Weed investors descend on Mayfair hotel to talk cannabis legalization
Around 200 people have gathered in central London for the Cannabis Invest Conference 2018 to discuss the financial opportunities that cannabis legalization in the UK could bring.
Investors filled the conference rooms of a Mayfair hotel to hear of the benefits legalization could bring to the UK economy. Nine states in the US have already legalized the drug, and later in the year Canada will become the first country in the G8 to completely legalize the drug.
Legal cannabis sales in North America were expected to hit $10 billion by the end of 2017 — a 33 percent increase from 2016, according to a new report released by cannabis industry analysts at Arcview Market Research.
Some are positive that decriminalization is on the horizon for the UK. Cam Battley, chief corporate officer of Aurora Inc, a Canadian cannabis supplier, said that he expects to see cannabis in the UK medical system.
“Not long after that legalization will happen,” he said. “Guaranteed. You guys will look back and think, ‘What was the big deal?’ In the meantime massive new wealth will have been created.”
Six-year-old Alfie Dingley is the reason that many are sure that the UK will see decriminalization in less than a decade. Dingley has a type of epilepsy that means he has thousands of seizures a year. When he was treated with cannabis oil in the Netherlands, his of seizures fell from 30 a day to one a month.
The oil is legal in much of Europe - but UK users face up to 14 years in prison for a treatment that could have a significant impact on children like Dingley. The boy’s parents have applied to the Home Office for a license, supported by a 370,000-strong petition in the child's name.
Alfie’s mother, Hannah Deacon, said “It’s a big decision and if they say no, they’re condemning our son to death.”
The Home Office has been shrouded in scandal, with Home Secretary Amber Rudd forced to resign on Sunday after she admitted that she had “inadvertently misled the Home Affairs Select Committee over targets for removal of illegal immigrants.”
Steve Moore, of Volteface, a drug policy think tank, believes that the Windrush scandal may be the key to winning Alfie’s case with the Home Office. “Post the Windrush saga, the Home Office’s authority is weakened,” he told the Times. “They do not want a death on their hands. Alfie’s case is compelling and hundreds of thousands are watching.”

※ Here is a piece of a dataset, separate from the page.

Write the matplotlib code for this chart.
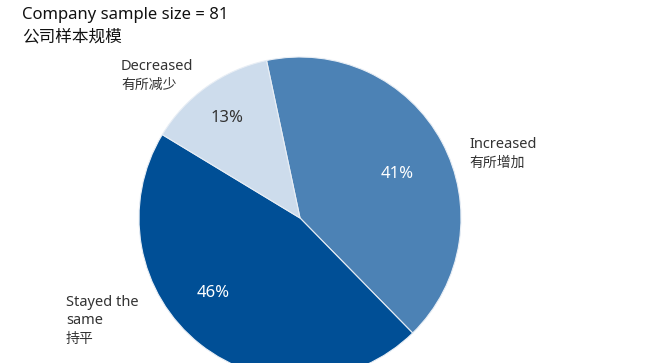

At the conference, Moore said that it is the first year that business, and not activism, is driving the agenda.
“Everything is about political advocacy for medical cannabis and nothing else,” he said. “That is how these guys changed things in north America and that is how it will happen here.”
“The situation in the UK is absurd. You’ve got the Home Office denying that medical marijuana works while you have traditional Tories in this room investing in it.”
If the Home Office issues a license for Dingley, many believe that it will set a precedent for medical marijuana use.
“Once one license is issued, how can they deny others? A precedent has been set,” one conference attendee said. “And when a medical system is safely in place, and people see the benefits, legalization is the inevitable next step. That is the pattern established across the Atlantic and that is what will happen here.”